Drawing on couture to create a ready-to-wear capsule whose colors, lengths, and flourishes can be adapted on request has proved a winning strategy for Alexis Mabille. And since he’s had to turn down clients unwilling to wait for couture pieces, doing things this way gives everyone a luxurious plan B.
For spring, he focused on nineteen evening looks that would be “like a cool and effortless wardrobe, with a relaxed, younger twist,” he explained, standing amid the mannequins in his boutique-showroom-atelier in the Galerie Vivienne. With clients — particularly younger ones — going all-out to dress up in London, New York, and beyond, he wants to make sure they can do it with the same ease as throwing on a t-shirt (even if that t-shirt is in fact, a body-con dress). To that end, a couple of long dresses in merino jersey were fancied up with lace or floral brocade.

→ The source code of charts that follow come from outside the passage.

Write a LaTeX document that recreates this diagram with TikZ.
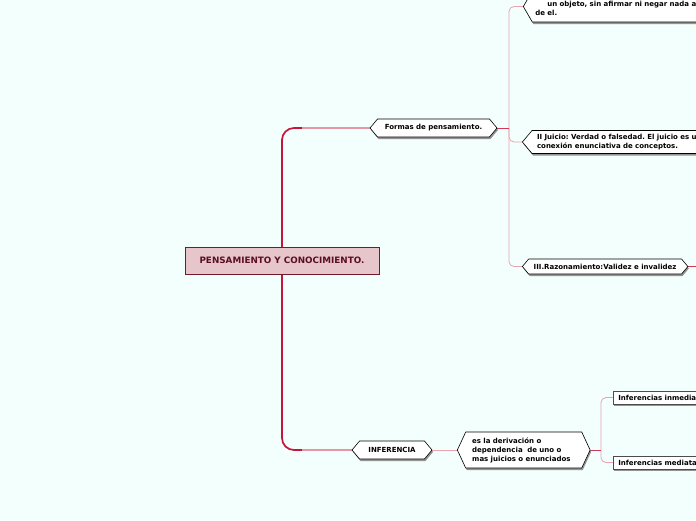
\documentclass[tikz,border=0pt]{standalone}
\usepackage{fontspec}
\setsansfont{DejaVu Sans}
\usepackage{tikz}
\usetikzlibrary{shapes.symbols, shadows}
\definecolor{bgcyan}{RGB}{242, 255, 252}
\definecolor{trunkred}{RGB}{196, 22, 58}
\definecolor{linkpink}{RGB}{234, 164, 176}
\definecolor{rootfill}{RGB}{230, 198, 203}
\definecolor{rootline}{RGB}{110, 28, 45}
\definecolor{roottext}{RGB}{92, 14, 32}
\pgfdeclarelayer{back}
\pgfsetlayers{back,main}
\frenchspacing

\begin{document}
\begin{tikzpicture}[x=1pt, y=-1pt,
  every node/.style={font=\sffamily\bfseries\fontsize{7}{9}\selectfont},
  root/.style={draw=rootline, line width=1pt, fill=rootfill, text=roottext,
    minimum width=194pt, minimum height=27pt,
    font=\sffamily\bfseries\fontsize{8.8}{10}\selectfont},
  topic/.style={shape=signal, signal to=west and east, signal pointer angle=#1,
    draw=black, fill=white, line width=0.6pt, inner xsep=5pt, inner ysep=2pt,
    drop shadow={shadow xshift=1pt, shadow yshift=-2pt, fill=gray!85, opacity=1}},
  topic/.default=100,
  leaf/.style={rectangle, draw=gray!60!black, fill=white, line width=0.6pt,
    minimum height=13pt, inner xsep=5pt, inner ysep=1pt, anchor=west,
    drop shadow={shadow xshift=1pt, shadow yshift=-1.5pt, fill=gray!85, opacity=1}},
  trunk/.style={trunkred, line width=1.7pt, rounded corners=12pt},
  trunkfade/.style={linkpink!90!trunkred, line width=1.2pt},
  twig/.style={linkpink, line width=0.8pt, rounded corners=5pt},
  stub/.style={trunkred!85, line width=1pt}]
  \useasboundingbox (0,0) rectangle (696,520);
  \begin{pgfonlayer}{back}
    \fill[bgcyan] (0,0) rectangle (696,520);
  \end{pgfonlayer}

  % Central topic
  \node[root] (pensamiento) at (282,260.5) {PENSAMIENTO Y CONOCIMIENTO.};

  % Main topics
  \node[topic, minimum width=127pt, minimum height=18pt] (formas) at (433.5,128)
    {Formas de pensamiento.};
  \node[topic, minimum width=80pt, minimum height=18pt] (inferencia) at (392,450)
    {INFERENCIA};

  % Formas de pensamiento
  \node[topic=120, anchor=west, minimum height=31pt, align=left, text width=220pt,
    inner xsep=3pt] (concepto) at (523,6.5)
    {~\\\hspace*{12pt}un objeto, sin afirmar ni negar nada ace\\de el.};
  \node[topic, anchor=west, minimum height=23pt, align=left, text width=200pt]
    (juicio) at (522,142)
    {II Juicio: Verdad o falsedad. El juicio es u\\conexión enunciativa de conceptos.};
  \node[topic, anchor=west, minimum height=15pt] (razonamiento) at (522,266.5)
    {III.Razonamiento:Validez e invalidez};

  % Inferencia
  \node[topic=130, anchor=west, minimum height=36pt, align=left, text width=103pt,
    inner xsep=6.5pt] (derivacion) at (457,450)
    {es la derivación o\\dependencia~ de uno o\\mas juicios o enunciados};
  \node[leaf, text width=100pt] (inmediata) at (613,397.5) {Inferencias inmedia};
  \node[leaf, text width=100pt] (mediata) at (613,462.5) {Inferencias mediata};

  % Connectors
  \coordinate (upper) at (302,128);
  \coordinate (lower) at (302,450);
  \coordinate (formasjoint) at (509,128);
  \coordinate (derivjoint) at (601,450);
  \coordinate (razonout) at (706,266.5);
  \begin{pgfonlayer}{back}
    \draw[trunk] (upper) -| (pensamiento.center) |- (lower);
    \draw[trunkfade] (upper) -- (formas.west);
    \draw[trunkfade] (lower) -- (inferencia.west);
    \draw[twig] (formasjoint) |- (concepto.west);
    \draw[twig] (formasjoint) |- (juicio.west);
    \draw[twig] (formasjoint) |- (razonamiento.west);
    \draw[stub] (formas.east) -- (formasjoint);
    \draw[stub] (razonamiento.east) -- (razonout);
    \draw[twig] (inferencia.east) -- (derivacion.west);
    \draw[twig] (derivjoint) |- (inmediata.west);
    \draw[twig] (derivjoint) |- (mediata.west);
    \draw[stub] (derivacion.east) -- (derivjoint);
  \end{pgfonlayer}
\end{tikzpicture}
\end{document}
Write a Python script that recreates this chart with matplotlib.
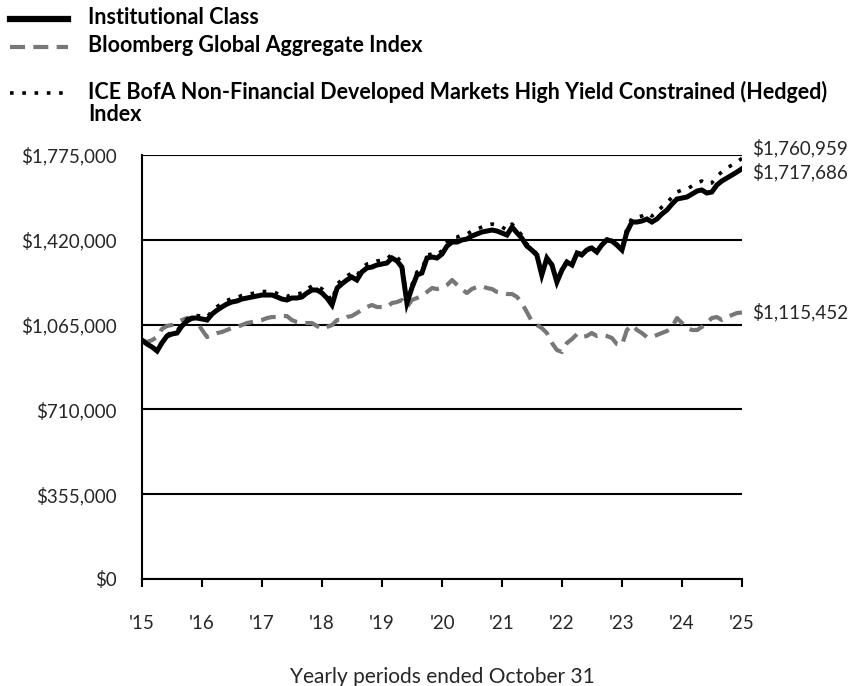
import numpy as np
import pandas as pd
import matplotlib
matplotlib.use("Agg")
import matplotlib.pyplot as plt
from matplotlib.lines import Line2D

dates = pd.date_range("2015-10-31", periods=121, freq="ME")

institutional = [
    1000.0, 983.7, 971.2, 954.4, 987.9, 1017.2, 1025.6, 1029.8, 1059.1, 1080.0,
    1092.5, 1092.5, 1088.4, 1084.2, 1109.3, 1126.0, 1138.6, 1151.2, 1159.5, 1163.7,
    1172.1, 1176.3, 1180.5, 1184.6, 1188.8, 1188.8, 1188.8, 1180.5, 1172.1, 1167.9,
    1176.3, 1176.3, 1180.5, 1197.2, 1209.8, 1209.8, 1197.2, 1176.3, 1147.0, 1218.1,
    1234.9, 1251.6, 1264.2, 1251.6, 1285.1, 1301.8, 1306.0, 1314.4, 1318.6, 1322.8,
    1343.7, 1331.1, 1306.0, 1155.3, 1218.1, 1272.5, 1280.9, 1343.7, 1347.9, 1343.7,
    1360.5, 1393.9, 1410.7, 1410.7, 1419.1, 1423.2, 1435.8, 1444.2, 1452.5, 1456.7,
    1460.9, 1456.7, 1448.4, 1440.0, 1473.5, 1448.4, 1427.4, 1393.9, 1377.2, 1356.3,
    1272.5, 1343.7, 1314.4, 1243.2, 1293.5, 1327.0, 1314.4, 1364.6, 1356.3, 1377.2,
    1385.6, 1368.8, 1398.1, 1419.1, 1414.9, 1398.1, 1377.2, 1452.5, 1494.4, 1494.4,
    1498.6, 1507.0, 1494.4, 1507.0, 1527.9, 1544.6, 1569.8, 1590.7, 1594.9, 1599.1,
    1611.6, 1624.2, 1628.4, 1615.8, 1620.0, 1649.3, 1666.0, 1678.6, 1691.1, 1703.7,
    1717.686,
]

bloomberg = [
    1000.0, 992.1, 1000.0, 1013.0, 1046.5, 1059.1, 1063.2, 1075.8, 1084.2, 1092.5,
    1092.5, 1075.8, 1042.3, 1013.0, 1021.4, 1029.8, 1033.9, 1042.3, 1050.7, 1054.9,
    1063.2, 1071.6, 1075.8, 1080.0, 1084.2, 1092.5, 1096.7, 1096.7, 1100.9, 1100.9,
    1084.2, 1075.8, 1071.6, 1071.6, 1071.6, 1059.1, 1046.5, 1054.9, 1063.2, 1084.2,
    1084.2, 1096.7, 1100.9, 1113.5, 1126.0, 1138.6, 1147.0, 1138.6, 1138.6, 1138.6,
    1155.3, 1159.5, 1167.9, 1138.6, 1167.9, 1176.3, 1184.6, 1201.4, 1218.1, 1213.9,
    1218.1, 1230.7, 1251.6, 1230.7, 1213.9, 1197.2, 1213.9, 1222.3, 1226.5, 1218.1,
    1213.9, 1201.4, 1197.2, 1193.0, 1193.0, 1180.5, 1155.3, 1117.7, 1080.0, 1063.2,
    1050.7, 1029.8, 987.9, 958.6, 950.2, 987.9, 1004.6, 1025.6, 1013.0, 1017.2,
    1029.8, 1017.2, 1021.4, 1017.2, 1008.8, 983.7, 979.5, 1042.3, 1063.2, 1042.3,
    1029.8, 1013.0, 1013.0, 1021.4, 1029.8, 1038.1, 1054.9, 1092.5, 1071.6, 1050.7,
    1042.3, 1042.3, 1054.9, 1071.6, 1092.5, 1096.7, 1084.2, 1096.7, 1105.1, 1113.5,
    1115.452,
]

ice_bofa = [
    1000.0, 985.0, 973.0, 957.0, 992.0, 1021.0, 1034.0, 1038.0, 1067.5, 1088.4,
    1100.9, 1102.5, 1101.0, 1096.8, 1121.9, 1140.7, 1153.3, 1165.9, 1174.2, 1178.4,
    1186.8, 1191.0, 1195.2, 1199.3, 1203.5, 1203.5, 1203.5, 1195.2, 1186.8, 1182.6,
    1191.0, 1193.0, 1197.2, 1213.9, 1226.5, 1226.5, 1213.9, 1193.0, 1163.7, 1234.8,
    1251.6, 1268.3, 1280.9, 1268.3, 1301.8, 1318.5, 1322.7, 1331.1, 1335.3, 1339.5,
    1360.4, 1347.8, 1322.7, 1163.7, 1230.7, 1285.1, 1293.5, 1356.3, 1360.5, 1356.3,
    1375.2, 1410.6, 1431.6, 1431.6, 1440.0, 1444.1, 1456.7, 1465.1, 1473.4, 1481.8,
    1486.0, 1481.8, 1473.5, 1460.9, 1486.1, 1461.0, 1440.0, 1402.3, 1385.6, 1360.5,
    1276.7, 1347.9, 1318.6, 1247.4, 1297.7, 1331.2, 1318.6, 1368.8, 1360.5, 1381.4,
    1389.8, 1373.0, 1402.3, 1423.3, 1419.1, 1402.3, 1381.4, 1465.1, 1511.1, 1515.3,
    1519.5, 1532.1, 1519.5, 1536.3, 1557.2, 1573.9, 1599.1, 1620.0, 1628.4, 1632.6,
    1645.1, 1657.7, 1666.1, 1653.5, 1657.7, 1687.0, 1703.7, 1720.5, 1733.0, 1745.6,
    1760.959,
]

series_names = [
    "Institutional Class",
    "Bloomberg Global Aggregate Index",
    "ICE BofA Non-Financial Developed Markets High Yield Constrained (Hedged)\nIndex",
]
end_labels = ["$1,717,686", "$1,115,452", "$1,760,959"]
y_ticks = [0, 355000, 710000, 1065000, 1420000, 1775000]
y_tick_labels = ["$0", "$355,000", "$710,000", "$1,065,000", "$1,420,000", "$1,775,000"]
x_tick_years = list(range(2015, 2026))
x_tick_labels = ["'15", "'16", "'17", "'18", "'19", "'20", "'21", "'22", "'23", "'24", "'25"]
x_title = "Yearly periods ended October 31"

FONT = "Lato"
plt.rcParams["font.family"] = [FONT, "DejaVu Sans"]
TXT = "#262626"

W, H = 853, 686
fig = plt.figure(figsize=(W / 100, H / 100), dpi=100)
ax = fig.add_axes([142 / W, 1 - 579 / H, 600 / W, 424 / H])

inst = np.array(institutional) * 1000
bbg = np.array(bloomberg) * 1000
ice = np.array(ice_bofa) * 1000

gray = "#777777"
ax.plot(dates, bbg, color=gray, lw=3.0, dashes=(3.6, 2.0), solid_capstyle="butt", zorder=3)
ax.plot(dates, inst, color="black", lw=3.6, zorder=4, solid_joinstyle="miter")
ax.plot(dates, ice, color="black", lw=2.6, linestyle=(0, (1, 2.4)), zorder=5)

ax.set_ylim(0, 1775000)
ax.set_xlim(dates[0], dates[-1])
ax.set_yticks(y_ticks)
ax.set_yticklabels(y_tick_labels)
tick_dates = [pd.Timestamp(f"{y}-10-31") for y in x_tick_years]
ax.set_xticks(tick_dates)
ax.set_xticklabels(x_tick_labels)

ax.grid(axis="y", color="black", lw=1.5)
ax.set_axisbelow(True)
for s in ["top", "right"]:
    ax.spines[s].set_visible(False)
ax.spines["left"].set_linewidth(1.5)
ax.spines["bottom"].set_linewidth(1.5)
ax.tick_params(axis="y", length=0, pad=18, labelsize=13.5, labelcolor=TXT)
ax.tick_params(axis="x", length=6, width=1.5, pad=20, labelsize=13.5, labelcolor=TXT, color="black")

fig.text(442 / W, 1 - 677 / H, x_title, fontsize=15, ha="center", va="center", color=TXT)

# end labels
offsets_pt = [-2.2, 0, 7.2]
vals = [inst[-1], bbg[-1], ice[-1]]
for lab, v, off in zip(end_labels, vals, offsets_pt):
    ax.annotate(lab, xy=(dates[-1], v), xytext=(7.2, off),
                textcoords="offset points", ha="left", va="center",
                fontsize=13.5, color=TXT, annotation_clip=False)

# legend (manual)
leg_rows = [19, 47, 93]
styles = [
    dict(color="black", lw=4.5),
    dict(color=gray, lw=3.0, dashes=(3.6, 2.0)),
    dict(color="black", lw=2.6, linestyle=(0, (1, 2.4))),
]
for name, yy, st in zip(series_names, leg_rows, styles):
    ln = Line2D([10 / W, 68 / W], [1 - yy / H, 1 - yy / H], transform=fig.transFigure, **st)
    fig.add_artist(ln)
    fig.text(88 / W, 1 - (yy - 12) / H, name, fontsize=15.5, fontweight="bold",
             ha="left", va="top", color="black", linespacing=1.03)

fig.savefig("out.png", dpi=100)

Lace also took a place of pride, for example, on a white ottoman blouse with a yoke of Lyon lace sourced, poignantly, from a heritage supplier that floundered during the pandemic. It was paired with a long, wrap skirt in matte gold lamé and a sequined belt. An otherwise minimalist white bustier dress with a lace-trimmed ruffled neckline and hem might suit a bohemian-lite bride, and an aquamarine crepe t-shirt dress encrusted with lace from knee to floor nodded to the current trend for transparent skirts without giving anything away.
Tried-and-true silhouettes also returned in an array of deep copper hues. Among these were a lamé shirt dress cinched with a satin belt, a long bustier dress in chestnut crepe with the designer’s signature bow as sleeves, and a kimono dress. Hardly groundbreaking, but then again that’s not what Mabille’s base is after.